I adore To Say Nothing of the Dog. I was therefore very keen to get to this book at some point, and I was kind of feeling stuck with my reading. Darla had reviewed it not long ago, so it was on my radar. And my local library had this available as an eBook and it wasn't on hold, either. And like To Say Nothing of the Dog, this book is an ideal combination for me: amusing and not totally serious about itself, but with some serious intellectual meat and chock-full of literary references. Even better, this book is steeped in the poetry of Robert Browning and science lore.

Sandra Foster, our first-person narrator, is a sociologist and statistician working for a company named HiTek. She researches fads, and is currently trying to find the source of the women's hair-bobbing fad of the 1920s, a task she likens to the historical task of trying to find the source of the Nile -- but more difficult. In addition to her research project, she is coping with a hopelessly awful interdepartmental assistant, attempting to discover the secret of a chaos theorist coworker who seems to be totally immune to fads, and trying to rescue classic novels and poetry from being discarded from the local library due to lack of popularity.

There is not a lot at stake here, except for perhaps Sandra's funding and therefore job, and the extreme long-shot odds of winning a Neibnitz Grant, the most prestigious and lucrative scientific award around. Sandra is an engaging narrator, taking us on wonderful, erudite tangents that circle around to the relevant; sharp, funny, and sarcastic. So it becomes quite important to us that she get her funding, that she find the source of the fad, that she is happy. It is impossible not to root for her, even when she is a bit clueless (very rare) or a bit prickly (not quite so rare). It's also hard not to root for her because the things she's up against are often totally ludicrous.

If I had one complaint, and it's not even really a complaint so much as an observation, I don't think this book is quite as subtle as To Say Nothing of the Dog. (I know, I know, I keep comparing, and it's not entirely fair.) It's a short book, and the things Sandra is up against are so over-the-top it becomes almost impossible to believe that she wouldn't be able to overcome them.
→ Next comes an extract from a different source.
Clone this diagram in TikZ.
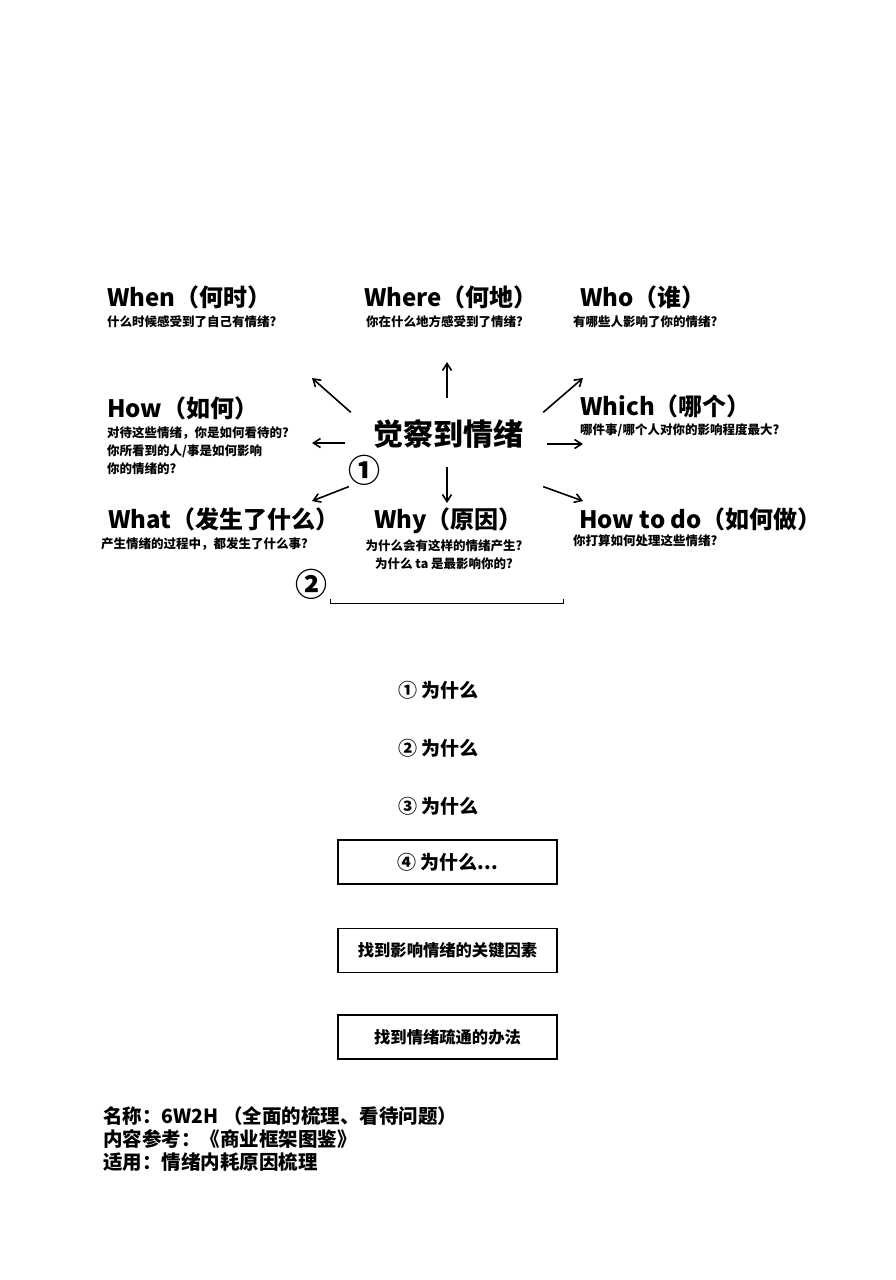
\documentclass[tikz,border=0pt]{standalone}
\usepackage{fontspec}
\setmainfont{Noto Sans CJK SC}
\usetikzlibrary{arrows.meta}
\tikzset{
  title/.style={font=\bfseries\fontsize{24}{28}\selectfont, anchor=west, inner sep=0pt},
  note/.style={font=\bfseries\fontsize{12.5}{18}\selectfont, anchor=west, inner sep=0pt, align=left},
  ray/.style={-{Straight Barb[length=7pt,width=9pt]}, line width=1.6pt},
  askrow/.style={font=\bfseries\fontsize{19}{22}\selectfont, anchor=west, inner sep=0pt},
  stepbox/.style={draw, line width=1.3pt, minimum width=219pt, minimum height=44pt, inner sep=0pt, font=\bfseries\fontsize{16.3}{20}\selectfont}
}

\begin{document}
\begin{tikzpicture}[x=1pt,y=-1pt]
    \useasboundingbox[fill=white] (0,0) rectangle (895,1280);

    % Center
    \node[font=\bfseries\fontsize{30}{34}\selectfont, inner sep=0pt] (core) at (448,434) {觉察到情绪};

    % Top row
    \node[title] (when) at (107,297) {When（何时）};
    \node[note] (whenNote) at (107,322) {什么时候感受到了自己有情绪?};
    \node[title] (where) at (364,297) {Where（何地）};
    \node[note] (whereNote) at (366,322) {你在什么地方感受到了情绪?};
    \node[title] (who) at (580,297) {Who（谁）};
    \node[note] (whoNote) at (573,322) {有哪些人影响了你的情绪?};

    % Middle row
    \node[title] (how) at (107,408) {How（如何）};
    \node[note] (howNote) at (107,451) {对待这些情绪，你是如何看待的?\\你所看到的人/事是如何影响\\你的情绪的?};
    \node[title] (which) at (580,406) {Which（哪个）};
    \node[note] (whichNote) at (580,430) {哪件事/哪个人对你的影响程度最大?};

    % Bottom row
    \node[title] (what) at (108,519) {What（发生了什么）};
    \node[note] (whatNote) at (101,544) {产生情绪的过程中，都发生了什么事?};
    \node[title] (why) at (374,521) {Why（原因）};
    \node[note, anchor=center, align=center] (whyNote) at (444,555) {为什么会有这样的情绪产生?\\为什么 ta 是最影响你的?};
    \node[title] (howto) at (579,519) {How to do（如何做）};
    \node[note] (howtoNote) at (573,541) {你打算如何处理这些情绪?};

    % Markers
    \node[font=\bfseries\fontsize{32}{34}\selectfont, inner sep=0pt] (markOne) at (364,470) {①};
    \node[font=\bfseries\fontsize{32}{34}\selectfont, inner sep=0pt] (markTwo) at (311,584) {②};
    \draw[line width=1pt] (330,599) -- (330,603) -- (563,603) -- (563,599);

    % Arrow tips
    \coordinate (tipN) at (447,362);
    \coordinate (tipNW) at (312,378);
    \coordinate (tipW) at (312,443);
    \coordinate (tipSW) at (312,501);
    \coordinate (tipS) at (447,503);
    \coordinate (tipNE) at (583,378);
    \coordinate (tipE) at (583,444);
    \coordinate (tipSE) at (583,501);

    \draw[ray] ([yshift=21pt]core.north -| tipN) -- (tipN);
    \draw[ray] ([xshift=-22pt,yshift=7pt]core.north west) -- (tipNW);
    \draw[ray] ([xshift=-28pt,yshift=-9pt]core.west) -- (tipW);
    \draw[ray] ([xshift=-24pt,yshift=-38pt]core.south west) -- (tipSW);
    \draw[ray] ([yshift=-18pt]core.south -| tipS) -- (tipS);
    \draw[ray] ([xshift=20pt,yshift=7pt]core.north east) -- (tipNE);
    \draw[ray] ([xshift=24pt,yshift=-10pt]core.east) -- (tipE);
    \draw[ray] ([xshift=20pt,yshift=-38pt]core.south east) -- (tipSE);

    % Why chain
    \node[askrow] (askOne) at (398,690) {① 为什么};
    \node[askrow] (askTwo) at (398,748) {② 为什么};
    \node[askrow] (askThree) at (398,806) {③ 为什么};
    \node[stepbox, font=\bfseries\fontsize{19}{22}\selectfont] (askFour) at (447.5,862) {④ 为什么...};
    \node[stepbox] (keyFactor) at (447.5,950.5) {找到影响情绪的关键因素};
    \node[stepbox] (outlet) at (447.5,1037) {找到情绪疏通的办法};

    % Footer
    \node[font=\bfseries\fontsize{19.5}{23}\selectfont, anchor=west, align=left, inner sep=0pt] (footer) at (103,1139) {名称：6W2H （全面的梳理、看待问题）\\内容参考：《商业框架图鉴》\\适用：情绪内耗原因梳理};
\end{tikzpicture}
\end{document}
Management at HiTek is an amalgam of all of the worst possible things about management in a large corporation. Dr. Alicia Turnbull is terribly one-dimensional. Flip, the interdepartmental assistant from Hell, is ... well, the interdepartmental assistant from Hell. She's so awful it's almost impossible to comprehend how she could even make it through a day, doing things like feeding herself and walking up and down stairs. On the other hand, she is not one-dimensional. She's actually a pretty interesting character. Awfully horrifying, but interesting.

The thing is, it's fun. It's smart fun. It's satirical fun. So I can forgive the unsubtle, larger-than-life ridiculousness of what Sandra ends up observing and coping with herself. I can forgive the dig at libraries discarding unused materials, even the really good ones, to save shelf space (because it is uncomfortably true) and I can agree that there is a disturbing analogy to be made between human behaviour and the behaviour of a flock of sheep. It's funny, and it's not, because it's true.

Suffice to say, I think you should read this. It's not long and it's totally, wonderfully worth it. I have purchased Blackout sight unseen (while I was purchasing Bellwether at the same time) and I don't do that often. But Connie Willis is turning out to be an author I want to have on my shelves. She re-reads well, if both To Say Nothing of the Dog and Bellwether are any indication -- I finished Bellwether the first time, and am already halfway through it again. I've read To Say Nothing of the Dog three times now, with a fourth coming up when I inflict it upon my long-suffering genre book club. With both there are new things to be discovered, and wonderful writing to be savoured. And you will come out the other end feeling just a little bit smarter, and maybe even a little bit wiser.